I always try to express an emotion that moves me. It is more than just taking a simple portrait, I observe carefully and together with the model we build up the situation.  I have to get the model into the emotion and have them express what I feel. I like eye contact. The face is always in the image, because a nude body belongs to a personality. It’s more direct and personal. The difficulty is to make this emotion visible through a mechanical process. It takes a lot of practice. The first lesson in photography is to shoot as much as you can. All the aspects of lighting and the rest come with time. When you make a mistake, you go back and correct it and shoot again. It’s not just about pushing the button, its learning how to see.

Do you have any ideas for your next project?

My nudes are an ongoing project. I’d love to shoot collodion outdoors, but this is a big challenge as you need to build a portable lab to set up on location.

 

 

 

I love pulling out old contact sheets and sitting by the window, marking which ones I would like to print.

What advice do you have for new photographers?

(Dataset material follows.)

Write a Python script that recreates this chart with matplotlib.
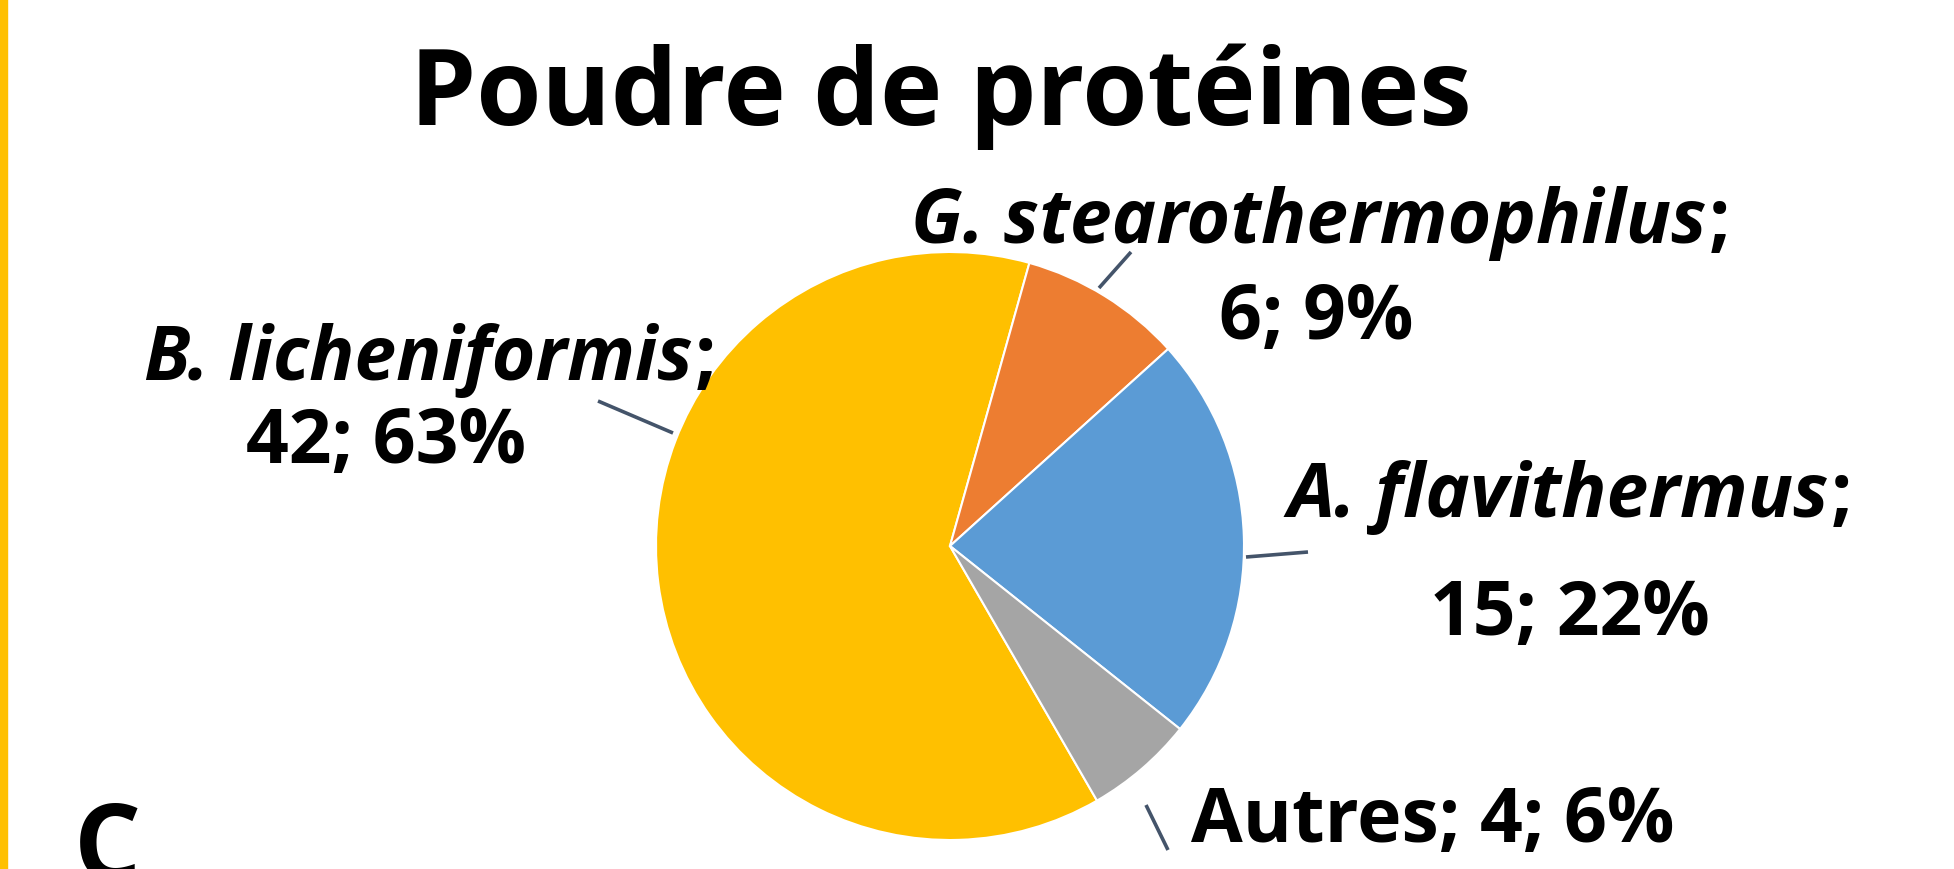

It’s all about exposure. You need to get out there and show your images as much as possible. Connect with other people who like your work, discover new photographers. Keep shooting, keep observing. Photographic style is not permanent, its constantly evolving.  There is no need to worry about your particular style in the beginning, this will come with time.  I love pulling out old contact sheets and sitting by the window, marking which ones I would like to print. The images I took 30 years ago are the not the same as I take today. When you’re 25 you don’t observe the same way as you do when you’re 45. And you can only see this change when you keep on taking images. And it doesn’t have to be extraordinary, you don’t have to focus on doing something different—trust yourself and keep shooting.